Traditional Market Commentary
- The Fed has continued to raise rates to its desired terminal rate of 5%
- Risks of overtightening have emerged as inflation projections wane
- Despite a down year, equity expectations remain negative until H2 2023
Investors celebrated the New Year by raising a glass to the conclusion of a difficult 2022, where controlling inflation dominated economic activity and continued to stifle growth into 2023. Fortunately, after hiking Fed Funds by over 400 bp last year, a terminal rate close to 5.00% is near, allowing the general economy to finally absorb the impact. This is likely to be reflected by labor indications, consumer activity through the holidays, and inflationary metrics across various sectors.

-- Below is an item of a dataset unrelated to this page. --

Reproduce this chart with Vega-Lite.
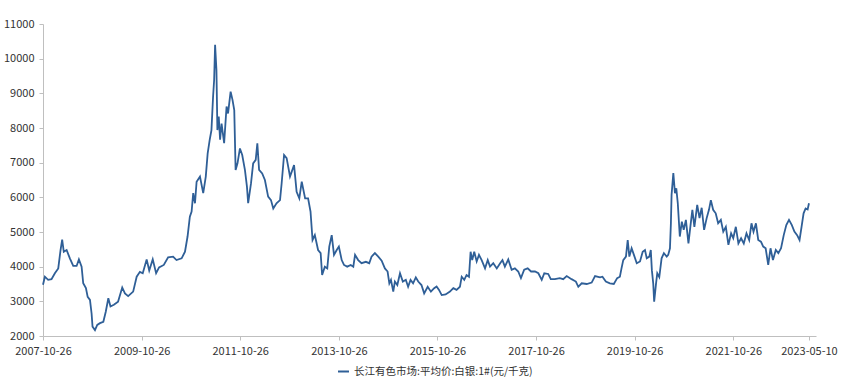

The Fed continues to convey the same message on inflation and use any means to combat further rises, which some think may push the economy into recession if not done with delicacy.
Economic releases start the year off fast with the FOMC meeting minutes to be released Wednesday, followed by Friday’s release of December’s unemployment rate, which is expected to remain unchanged at 3.7%. Focus will remain on jobs as strategists call for unemployment to rise to the 4.5-5.0% level by the end of year, despite remaining at its current level for the majority of last year. CPI will be released next Thursday, January 12th, with surveys expecting a drop to 6.7% from 7.1%, with core CPI to fall in similar fashion. Oil and energy related futures have continued to trend lower which has helped ease living costs for those consumers now entering into the teeth of winter.
Finally, equities and interest rates experienced a historically bad year with the S&P 500 down almost 20% and the tech heavy Nasdaq Composite down about 33%. Interest rates followed Fed Funds with the 10-year rising 150%, or about 225 bp, settling closer to 4%. Higher rates mean pain for the housing sector, dependent as it is on financing. And while all related housing metrics declined over the year, expectations remain negative for at least the first half of the year, with no pivot yet in sight.
On-Chain Commentary
- The Bitcoin network has operated for 14 years with nearly 100% uptime
- Miner stress may be declining, as suggested by net miner BTC balances
- Trend technicals remain bearish to neutral with ongoing risk-off sentiment
The Bitcoin network turned 14-years-old this week, maintaining 99.9% uptime since inception on January 3rd, 2009. Regardless of Bitcoin price, volatility, exchange blowups, or deleveraging events, blocks have continued to confirm approximately every 10 minutes. Miners however had a rough 2022 as mining profitability declined to record lows. As hashrate is added to the network, the block reward becomes harder and harder to obtain. Additionally, Bitcoin price declining 65% on the year severely squeezed miners further as the block reward was worth less and less. Evidence of miner stress over the past 6 months is further seen in miner BTC balances. Historically, miners have held or accumulated BTC in the good times and sold BTC in the lean times. BTC net outflows from miner related wallets reached an extreme in November but have shifted to accumulation over the past week. This may suggest miner stress has abated, at least in the near term.
From a price perspective, most trend technicals remain bearish to neutral. Price also sits within a multi-month bearish pitchfork. Trend technicals have largely remained bearish for the entirety of 2022. The good news is a trend shift will likely be cut and dry, if and when a trend shift occurs. The key resistance level stands at $20,000, from both a technical and psychological level. As volatility continues to collapse, a significant move becomes more and more likely over the next few weeks. Since Bitcoin trading began, price has had a series of extreme volatility expansions and contractions. Now post-FTX collapse, this volatility pop will likely be no different.
Stablecoin dominance (SD), relative to non-stablecoins, can also help elucidate broader sentiment in the market. Stablecoins entered the scene in the form of Tether (USDT) in 2014, with several more launching in 2018. Stables allow for increasing transferability and convertibility of fiat currencies to cryptocurrencies, and they also can act as a potential hedge against market volatility. Over the past year, unsurprisingly, SD has continued to grow, and remains near all-time highs. SD should begin to fall if and when risk-on sentiment returns in 2023.